▶ [Data]
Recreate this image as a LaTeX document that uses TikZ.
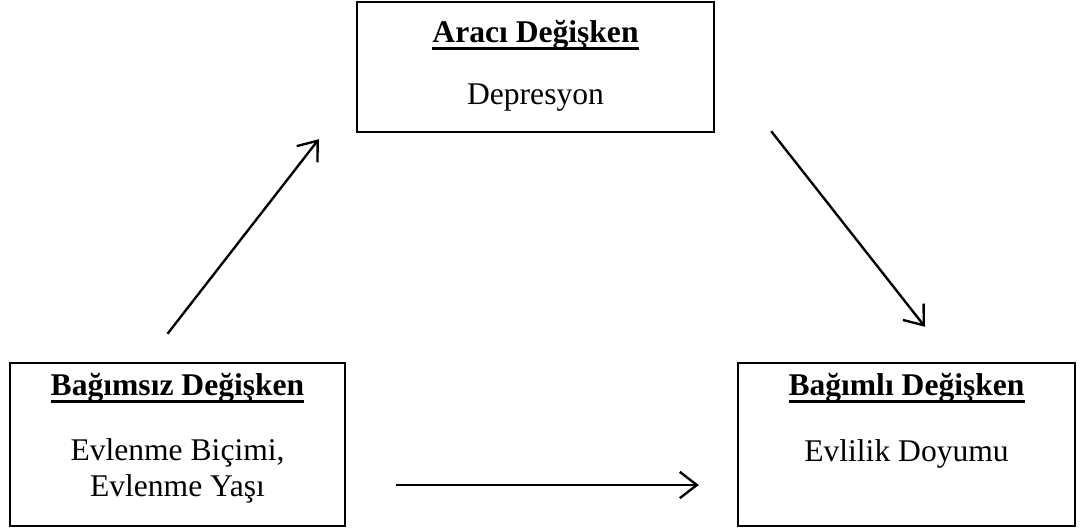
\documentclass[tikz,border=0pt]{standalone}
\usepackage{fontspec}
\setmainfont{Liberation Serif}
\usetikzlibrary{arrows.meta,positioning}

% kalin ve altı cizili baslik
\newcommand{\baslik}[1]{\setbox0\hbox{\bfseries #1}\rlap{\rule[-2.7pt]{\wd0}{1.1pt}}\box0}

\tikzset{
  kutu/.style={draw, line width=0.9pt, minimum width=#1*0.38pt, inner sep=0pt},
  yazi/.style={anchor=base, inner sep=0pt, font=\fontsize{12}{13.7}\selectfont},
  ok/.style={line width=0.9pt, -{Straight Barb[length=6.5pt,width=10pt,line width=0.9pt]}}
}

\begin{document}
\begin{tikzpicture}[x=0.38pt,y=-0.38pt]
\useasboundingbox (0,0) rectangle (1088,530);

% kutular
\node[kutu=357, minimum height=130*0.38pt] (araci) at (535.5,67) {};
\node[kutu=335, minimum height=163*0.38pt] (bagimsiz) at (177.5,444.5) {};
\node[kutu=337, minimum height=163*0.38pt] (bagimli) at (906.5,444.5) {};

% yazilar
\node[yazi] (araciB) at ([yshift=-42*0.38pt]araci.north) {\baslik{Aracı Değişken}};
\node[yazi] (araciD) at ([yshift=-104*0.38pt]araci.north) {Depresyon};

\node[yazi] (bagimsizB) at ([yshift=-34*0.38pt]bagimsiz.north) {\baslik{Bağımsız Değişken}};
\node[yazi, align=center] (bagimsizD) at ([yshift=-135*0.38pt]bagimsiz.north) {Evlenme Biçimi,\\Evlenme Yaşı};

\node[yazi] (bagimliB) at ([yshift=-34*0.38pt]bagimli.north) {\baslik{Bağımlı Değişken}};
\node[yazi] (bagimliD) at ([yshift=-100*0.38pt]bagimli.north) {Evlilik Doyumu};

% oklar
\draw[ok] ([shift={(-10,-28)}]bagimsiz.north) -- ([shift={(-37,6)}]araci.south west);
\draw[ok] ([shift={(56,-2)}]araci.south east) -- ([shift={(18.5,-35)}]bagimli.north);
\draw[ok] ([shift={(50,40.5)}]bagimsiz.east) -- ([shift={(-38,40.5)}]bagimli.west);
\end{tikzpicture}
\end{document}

▶ [The exercise] Write out exactly the opening lines of the data, stopping after the line that holds "(0,0) rectangle (1088,530);". Exclude pictures.

▶ [Task response]
Recreate this image as a LaTeX document that uses TikZ.
\documentclass[tikz,border=0pt]{standalone}
\usepackage{fontspec}
\setmainfont{Liberation Serif}
\usetikzlibrary{arrows.meta,positioning}

% kalin ve altı cizili baslik
\newcommand{\baslik}[1]{\setbox0\hbox{\bfseries #1}\rlap{\rule[-2.7pt]{\wd0}{1.1pt}}\box0}

\tikzset{
  kutu/.style={draw, line width=0.9pt, minimum width=#1*0.38pt, inner sep=0pt},
  yazi/.style={anchor=base, inner sep=0pt, font=\fontsize{12}{13.7}\selectfont},
  ok/.style={line width=0.9pt, -{Straight Barb[length=6.5pt,width=10pt,line width=0.9pt]}}
}

\begin{document}
\begin{tikzpicture}[x=0.38pt,y=-0.38pt]
\useasboundingbox (0,0) rectangle (1088,530);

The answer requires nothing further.